Available records.
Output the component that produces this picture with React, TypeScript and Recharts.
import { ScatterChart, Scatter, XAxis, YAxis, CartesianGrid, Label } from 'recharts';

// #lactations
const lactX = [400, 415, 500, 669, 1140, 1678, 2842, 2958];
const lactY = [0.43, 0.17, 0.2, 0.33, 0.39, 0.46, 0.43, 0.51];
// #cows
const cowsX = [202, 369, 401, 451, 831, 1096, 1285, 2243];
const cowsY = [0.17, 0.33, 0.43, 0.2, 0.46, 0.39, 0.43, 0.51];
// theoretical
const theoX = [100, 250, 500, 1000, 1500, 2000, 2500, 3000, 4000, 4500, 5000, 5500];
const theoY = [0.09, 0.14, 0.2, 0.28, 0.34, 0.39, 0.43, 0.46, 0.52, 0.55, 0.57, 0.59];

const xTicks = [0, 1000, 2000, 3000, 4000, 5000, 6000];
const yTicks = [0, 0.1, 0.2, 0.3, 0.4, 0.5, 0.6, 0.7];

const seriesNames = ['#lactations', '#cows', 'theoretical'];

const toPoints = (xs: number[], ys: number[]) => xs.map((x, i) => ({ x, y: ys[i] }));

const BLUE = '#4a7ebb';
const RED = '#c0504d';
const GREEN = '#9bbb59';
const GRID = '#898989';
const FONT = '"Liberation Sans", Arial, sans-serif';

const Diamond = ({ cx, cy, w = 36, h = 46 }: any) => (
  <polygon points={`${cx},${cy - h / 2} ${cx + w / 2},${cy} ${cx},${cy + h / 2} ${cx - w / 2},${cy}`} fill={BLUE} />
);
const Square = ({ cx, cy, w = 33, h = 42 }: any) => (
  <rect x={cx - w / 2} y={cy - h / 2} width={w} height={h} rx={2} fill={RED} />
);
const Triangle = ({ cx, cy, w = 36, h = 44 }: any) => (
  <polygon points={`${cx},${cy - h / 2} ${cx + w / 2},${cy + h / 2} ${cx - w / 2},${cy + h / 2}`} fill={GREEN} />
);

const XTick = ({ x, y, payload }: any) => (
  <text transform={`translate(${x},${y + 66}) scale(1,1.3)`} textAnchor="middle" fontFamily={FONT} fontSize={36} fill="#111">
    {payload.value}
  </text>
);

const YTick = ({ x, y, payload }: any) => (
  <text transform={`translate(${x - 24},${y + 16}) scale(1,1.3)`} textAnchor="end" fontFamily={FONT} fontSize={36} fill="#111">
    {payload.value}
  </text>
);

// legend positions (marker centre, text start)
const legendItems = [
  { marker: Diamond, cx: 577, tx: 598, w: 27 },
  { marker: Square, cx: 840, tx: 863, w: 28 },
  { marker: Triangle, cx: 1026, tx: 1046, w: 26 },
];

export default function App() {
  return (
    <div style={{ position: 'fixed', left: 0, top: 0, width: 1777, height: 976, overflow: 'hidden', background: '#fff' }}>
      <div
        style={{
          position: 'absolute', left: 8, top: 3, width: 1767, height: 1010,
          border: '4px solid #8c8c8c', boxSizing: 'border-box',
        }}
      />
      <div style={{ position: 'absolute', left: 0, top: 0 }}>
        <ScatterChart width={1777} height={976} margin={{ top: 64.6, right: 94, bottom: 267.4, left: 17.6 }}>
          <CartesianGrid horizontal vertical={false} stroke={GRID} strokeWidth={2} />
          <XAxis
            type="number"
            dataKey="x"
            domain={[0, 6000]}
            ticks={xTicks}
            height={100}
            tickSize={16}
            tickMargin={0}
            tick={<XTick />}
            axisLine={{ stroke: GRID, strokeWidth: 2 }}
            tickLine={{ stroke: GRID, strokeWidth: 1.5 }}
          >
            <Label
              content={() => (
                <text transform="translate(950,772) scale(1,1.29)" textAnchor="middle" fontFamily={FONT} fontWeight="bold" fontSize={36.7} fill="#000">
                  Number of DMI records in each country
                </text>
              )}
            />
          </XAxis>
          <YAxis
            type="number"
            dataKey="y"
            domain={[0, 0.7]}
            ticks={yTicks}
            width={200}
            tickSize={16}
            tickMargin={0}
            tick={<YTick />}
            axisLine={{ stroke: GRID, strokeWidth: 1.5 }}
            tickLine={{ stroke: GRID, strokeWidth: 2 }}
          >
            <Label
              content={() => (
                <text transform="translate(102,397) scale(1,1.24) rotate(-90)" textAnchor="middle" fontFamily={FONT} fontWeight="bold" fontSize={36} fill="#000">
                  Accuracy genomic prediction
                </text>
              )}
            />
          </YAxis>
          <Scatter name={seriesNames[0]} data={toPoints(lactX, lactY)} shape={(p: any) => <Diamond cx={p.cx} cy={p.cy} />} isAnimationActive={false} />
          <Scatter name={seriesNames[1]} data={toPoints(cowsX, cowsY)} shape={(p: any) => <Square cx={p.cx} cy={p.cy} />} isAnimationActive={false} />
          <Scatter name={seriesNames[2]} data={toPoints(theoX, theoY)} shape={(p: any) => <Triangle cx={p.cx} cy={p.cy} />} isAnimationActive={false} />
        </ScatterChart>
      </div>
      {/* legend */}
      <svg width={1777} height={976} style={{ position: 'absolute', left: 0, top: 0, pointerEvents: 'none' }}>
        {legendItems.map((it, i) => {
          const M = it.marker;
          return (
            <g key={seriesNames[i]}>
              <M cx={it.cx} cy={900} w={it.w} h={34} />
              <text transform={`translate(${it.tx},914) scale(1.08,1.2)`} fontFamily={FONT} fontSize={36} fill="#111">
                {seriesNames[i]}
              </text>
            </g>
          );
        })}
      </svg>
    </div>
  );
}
==
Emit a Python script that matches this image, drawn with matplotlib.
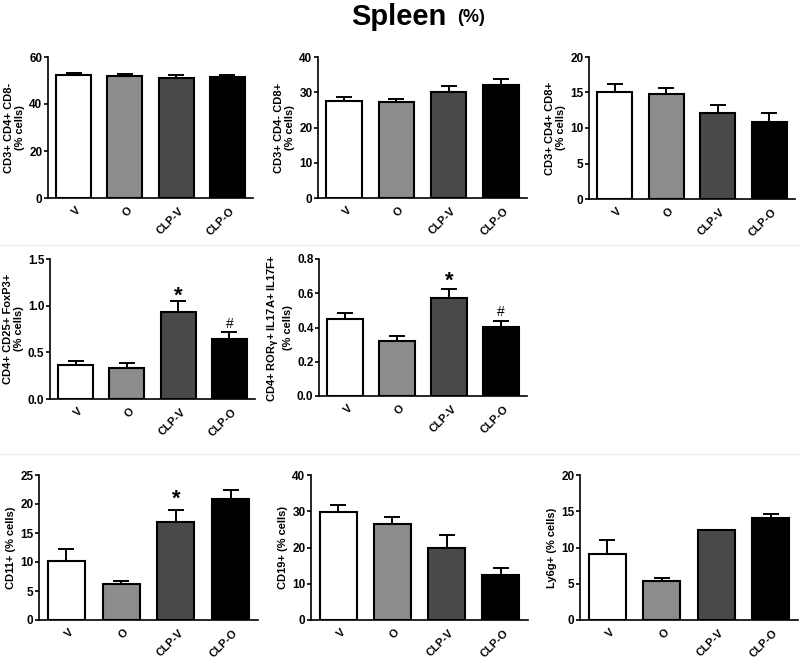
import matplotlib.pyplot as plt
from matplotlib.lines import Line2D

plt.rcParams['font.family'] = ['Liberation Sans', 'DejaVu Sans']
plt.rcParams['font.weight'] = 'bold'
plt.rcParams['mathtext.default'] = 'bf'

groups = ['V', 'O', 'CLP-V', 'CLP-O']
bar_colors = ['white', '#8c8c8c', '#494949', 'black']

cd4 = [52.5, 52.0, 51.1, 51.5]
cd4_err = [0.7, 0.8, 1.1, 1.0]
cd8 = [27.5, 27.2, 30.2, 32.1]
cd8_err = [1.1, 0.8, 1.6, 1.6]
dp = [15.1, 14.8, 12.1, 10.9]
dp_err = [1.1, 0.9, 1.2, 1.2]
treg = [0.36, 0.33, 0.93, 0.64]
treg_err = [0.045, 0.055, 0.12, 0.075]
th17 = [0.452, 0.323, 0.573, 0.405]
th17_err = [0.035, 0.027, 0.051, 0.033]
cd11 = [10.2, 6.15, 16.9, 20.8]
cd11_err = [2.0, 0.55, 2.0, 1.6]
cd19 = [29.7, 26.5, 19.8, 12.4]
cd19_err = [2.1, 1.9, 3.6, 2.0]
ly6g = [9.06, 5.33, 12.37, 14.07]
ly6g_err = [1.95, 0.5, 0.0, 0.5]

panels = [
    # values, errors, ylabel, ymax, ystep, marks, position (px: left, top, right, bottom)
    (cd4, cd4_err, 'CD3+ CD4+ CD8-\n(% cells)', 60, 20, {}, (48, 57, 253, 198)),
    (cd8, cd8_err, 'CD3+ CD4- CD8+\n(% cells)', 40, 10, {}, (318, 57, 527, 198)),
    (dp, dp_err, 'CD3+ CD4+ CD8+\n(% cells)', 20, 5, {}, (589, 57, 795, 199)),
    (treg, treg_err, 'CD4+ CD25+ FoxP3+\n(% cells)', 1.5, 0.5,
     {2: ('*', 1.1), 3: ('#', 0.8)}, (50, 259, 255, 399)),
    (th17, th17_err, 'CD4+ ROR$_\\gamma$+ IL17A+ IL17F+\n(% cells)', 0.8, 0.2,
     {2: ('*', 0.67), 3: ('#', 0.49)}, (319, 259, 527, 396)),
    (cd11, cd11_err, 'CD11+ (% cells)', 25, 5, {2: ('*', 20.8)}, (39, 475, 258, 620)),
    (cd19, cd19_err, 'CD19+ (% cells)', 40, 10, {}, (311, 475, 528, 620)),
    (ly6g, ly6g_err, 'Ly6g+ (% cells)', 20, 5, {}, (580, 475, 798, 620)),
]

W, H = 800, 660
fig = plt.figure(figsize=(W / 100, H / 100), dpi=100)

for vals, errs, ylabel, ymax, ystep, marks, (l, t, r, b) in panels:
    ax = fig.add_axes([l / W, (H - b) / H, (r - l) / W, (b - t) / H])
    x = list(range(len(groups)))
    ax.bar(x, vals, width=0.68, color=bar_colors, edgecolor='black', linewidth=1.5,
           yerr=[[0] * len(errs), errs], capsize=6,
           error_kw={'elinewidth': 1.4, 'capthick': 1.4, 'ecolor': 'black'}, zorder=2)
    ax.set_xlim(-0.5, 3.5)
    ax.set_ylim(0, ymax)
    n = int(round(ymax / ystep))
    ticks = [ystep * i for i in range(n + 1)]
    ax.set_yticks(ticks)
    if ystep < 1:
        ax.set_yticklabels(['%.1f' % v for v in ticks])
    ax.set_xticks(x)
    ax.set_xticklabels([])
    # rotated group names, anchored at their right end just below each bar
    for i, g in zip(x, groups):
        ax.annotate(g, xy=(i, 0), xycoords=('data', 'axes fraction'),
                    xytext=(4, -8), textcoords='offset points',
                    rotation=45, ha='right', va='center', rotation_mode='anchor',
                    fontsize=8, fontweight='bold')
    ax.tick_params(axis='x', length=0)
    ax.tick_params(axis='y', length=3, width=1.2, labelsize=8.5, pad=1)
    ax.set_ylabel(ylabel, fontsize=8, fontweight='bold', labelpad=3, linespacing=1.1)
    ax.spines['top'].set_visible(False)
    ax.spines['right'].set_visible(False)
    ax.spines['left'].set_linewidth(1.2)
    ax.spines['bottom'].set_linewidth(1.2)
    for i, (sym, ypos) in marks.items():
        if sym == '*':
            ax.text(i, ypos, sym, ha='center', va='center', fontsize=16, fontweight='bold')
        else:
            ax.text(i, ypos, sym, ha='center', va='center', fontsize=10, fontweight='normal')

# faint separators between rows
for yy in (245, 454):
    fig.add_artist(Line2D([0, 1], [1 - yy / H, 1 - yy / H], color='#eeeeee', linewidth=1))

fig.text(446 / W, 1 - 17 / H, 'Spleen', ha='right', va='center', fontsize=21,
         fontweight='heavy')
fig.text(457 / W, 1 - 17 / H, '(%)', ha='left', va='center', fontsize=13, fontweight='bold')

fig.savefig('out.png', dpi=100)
...
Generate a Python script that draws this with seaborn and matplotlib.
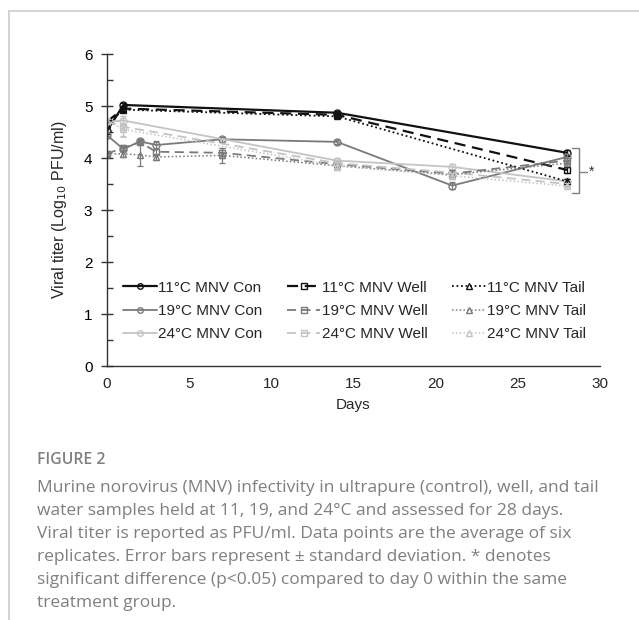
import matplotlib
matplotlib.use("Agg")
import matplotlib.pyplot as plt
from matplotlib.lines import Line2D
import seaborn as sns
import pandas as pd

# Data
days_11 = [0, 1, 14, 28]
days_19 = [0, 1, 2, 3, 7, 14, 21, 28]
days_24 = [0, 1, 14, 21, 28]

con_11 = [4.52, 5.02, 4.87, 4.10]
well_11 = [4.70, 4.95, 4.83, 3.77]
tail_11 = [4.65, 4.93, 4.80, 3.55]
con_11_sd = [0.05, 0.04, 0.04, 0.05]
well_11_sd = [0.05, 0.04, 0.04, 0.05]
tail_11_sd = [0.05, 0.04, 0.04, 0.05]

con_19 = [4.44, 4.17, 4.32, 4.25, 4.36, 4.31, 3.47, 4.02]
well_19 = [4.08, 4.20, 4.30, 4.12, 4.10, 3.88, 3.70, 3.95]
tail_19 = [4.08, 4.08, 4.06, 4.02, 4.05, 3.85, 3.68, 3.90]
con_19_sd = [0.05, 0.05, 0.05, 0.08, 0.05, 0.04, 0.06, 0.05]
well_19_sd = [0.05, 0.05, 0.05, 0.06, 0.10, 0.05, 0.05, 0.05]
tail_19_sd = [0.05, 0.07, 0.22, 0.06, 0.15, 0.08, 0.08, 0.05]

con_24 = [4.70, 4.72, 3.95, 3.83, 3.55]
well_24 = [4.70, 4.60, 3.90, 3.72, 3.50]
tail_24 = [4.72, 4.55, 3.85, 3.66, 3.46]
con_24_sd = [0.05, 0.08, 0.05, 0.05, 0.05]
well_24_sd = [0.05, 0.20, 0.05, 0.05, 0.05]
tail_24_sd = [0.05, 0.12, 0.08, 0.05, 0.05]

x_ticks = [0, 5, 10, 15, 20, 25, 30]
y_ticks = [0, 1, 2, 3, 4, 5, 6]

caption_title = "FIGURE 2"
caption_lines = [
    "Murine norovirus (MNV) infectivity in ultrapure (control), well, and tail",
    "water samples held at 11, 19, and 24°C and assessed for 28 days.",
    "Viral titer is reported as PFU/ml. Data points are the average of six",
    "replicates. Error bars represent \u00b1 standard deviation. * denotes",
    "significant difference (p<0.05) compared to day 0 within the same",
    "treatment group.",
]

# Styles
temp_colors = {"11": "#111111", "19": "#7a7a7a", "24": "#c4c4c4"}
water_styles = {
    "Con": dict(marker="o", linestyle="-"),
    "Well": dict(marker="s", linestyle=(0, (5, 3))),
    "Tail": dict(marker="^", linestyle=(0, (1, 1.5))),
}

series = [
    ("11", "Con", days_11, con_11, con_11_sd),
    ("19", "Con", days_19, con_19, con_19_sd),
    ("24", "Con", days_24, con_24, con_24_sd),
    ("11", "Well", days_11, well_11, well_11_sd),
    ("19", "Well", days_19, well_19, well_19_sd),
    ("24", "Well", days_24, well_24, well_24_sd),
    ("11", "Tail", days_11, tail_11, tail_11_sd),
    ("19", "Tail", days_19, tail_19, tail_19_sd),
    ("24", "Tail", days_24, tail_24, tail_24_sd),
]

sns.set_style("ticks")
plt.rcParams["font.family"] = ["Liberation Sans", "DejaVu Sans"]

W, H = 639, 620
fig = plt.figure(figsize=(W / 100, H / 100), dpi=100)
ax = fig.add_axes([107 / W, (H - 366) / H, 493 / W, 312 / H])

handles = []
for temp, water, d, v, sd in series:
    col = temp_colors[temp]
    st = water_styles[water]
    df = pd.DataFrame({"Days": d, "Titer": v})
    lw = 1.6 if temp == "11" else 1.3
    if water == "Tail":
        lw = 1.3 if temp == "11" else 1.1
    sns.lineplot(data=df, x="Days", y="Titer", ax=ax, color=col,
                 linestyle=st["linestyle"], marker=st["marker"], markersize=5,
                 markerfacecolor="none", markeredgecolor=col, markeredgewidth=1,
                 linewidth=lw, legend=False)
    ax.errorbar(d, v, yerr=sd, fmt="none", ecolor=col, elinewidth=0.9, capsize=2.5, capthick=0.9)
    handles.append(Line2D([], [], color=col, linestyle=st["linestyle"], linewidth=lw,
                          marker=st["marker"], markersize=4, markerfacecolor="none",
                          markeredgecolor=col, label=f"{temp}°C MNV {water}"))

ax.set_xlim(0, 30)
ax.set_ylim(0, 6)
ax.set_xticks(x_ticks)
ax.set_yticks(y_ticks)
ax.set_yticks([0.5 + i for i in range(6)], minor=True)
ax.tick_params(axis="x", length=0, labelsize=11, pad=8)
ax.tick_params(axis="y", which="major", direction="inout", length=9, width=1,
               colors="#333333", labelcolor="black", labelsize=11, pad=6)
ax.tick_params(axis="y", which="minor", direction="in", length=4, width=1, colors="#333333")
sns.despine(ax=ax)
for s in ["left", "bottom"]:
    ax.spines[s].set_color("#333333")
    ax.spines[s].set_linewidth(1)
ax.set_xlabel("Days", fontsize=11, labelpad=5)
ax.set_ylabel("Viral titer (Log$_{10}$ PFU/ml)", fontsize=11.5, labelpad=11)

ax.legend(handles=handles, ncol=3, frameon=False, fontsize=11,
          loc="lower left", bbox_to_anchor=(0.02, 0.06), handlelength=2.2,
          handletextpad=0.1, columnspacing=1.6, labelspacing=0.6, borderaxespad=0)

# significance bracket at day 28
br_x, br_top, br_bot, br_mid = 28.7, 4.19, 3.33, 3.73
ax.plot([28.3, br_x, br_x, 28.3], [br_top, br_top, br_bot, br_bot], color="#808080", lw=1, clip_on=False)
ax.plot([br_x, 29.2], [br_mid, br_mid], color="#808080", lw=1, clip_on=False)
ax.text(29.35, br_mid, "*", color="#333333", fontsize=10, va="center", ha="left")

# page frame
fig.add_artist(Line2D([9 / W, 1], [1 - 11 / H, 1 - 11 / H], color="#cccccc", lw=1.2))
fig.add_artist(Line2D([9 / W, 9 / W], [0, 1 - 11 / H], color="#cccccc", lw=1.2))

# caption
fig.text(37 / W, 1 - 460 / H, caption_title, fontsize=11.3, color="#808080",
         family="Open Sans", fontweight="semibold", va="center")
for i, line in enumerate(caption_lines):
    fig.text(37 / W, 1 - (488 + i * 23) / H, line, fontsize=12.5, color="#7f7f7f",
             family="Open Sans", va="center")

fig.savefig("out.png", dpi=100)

Stated goal.
Will you return exactly the lines above from the one with "Output the component" down to the one with "YAxis, CartesianGrid, Label", counting both as part of the range?

Written solution.
Output the component that produces this picture with React, TypeScript and Recharts.
import { ScatterChart, Scatter, XAxis, YAxis, CartesianGrid, Label } from 'recharts';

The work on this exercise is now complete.